For instance, proposal 909 recognised that the country’s proportional representation system reflects voter preference in the best way possible but also suggested that there are aspects which do not necessarily reflect today’s realities.
“We will issue a public consultation to better understand the views of citizens about this subject, especially those citizens not involved in politics,” the PL manifesto promised.
No such public consultation was issued in the past legislature.
Likewise, proposal 914 promised that the process for people to be able to use their Identity Card as a voting document would start.
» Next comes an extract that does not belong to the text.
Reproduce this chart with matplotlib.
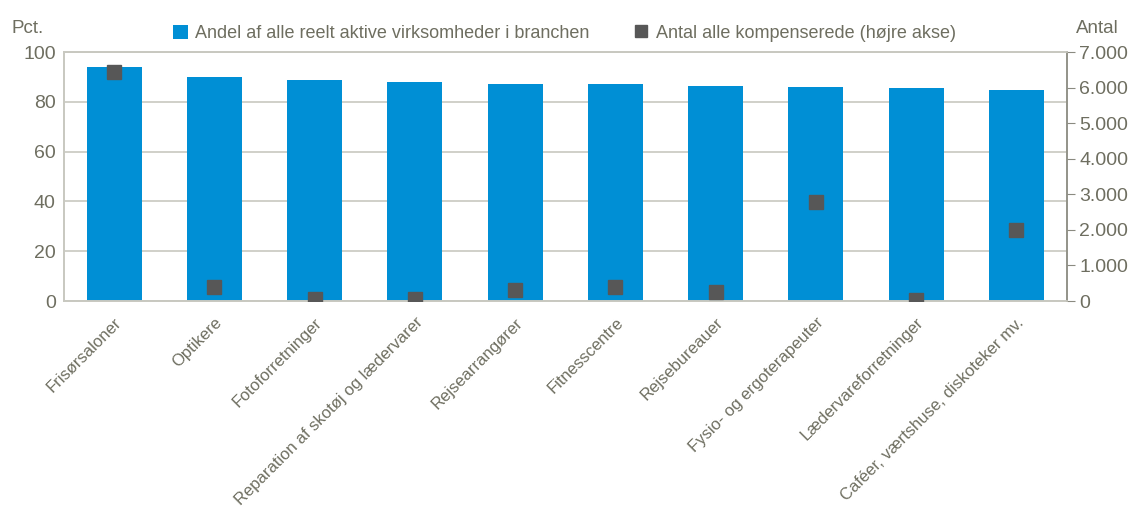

We are coming to the end of this legislature this month, and this possibility is nowhere in sight.
People will still need a voting document to vote, as it has been in the past.
The most recent electoral reform was to introduce the gender corrective mechanism, which was first used in the last general election in 2022. But even that was tainted by the hands of partisan politics: it was set in such a manner that it only functions for the major two parties, and not any third party. Indeed, if a third party is elected into parliament, the mechanism isn’t used at all.
As things stand, it seems like both sides of the political divide seem quite content with the electoral process remaining as it is. It remains to be seen what their respective electoral manifestos will include, and then even more so if those ideas will go from being on paper to be put into practice.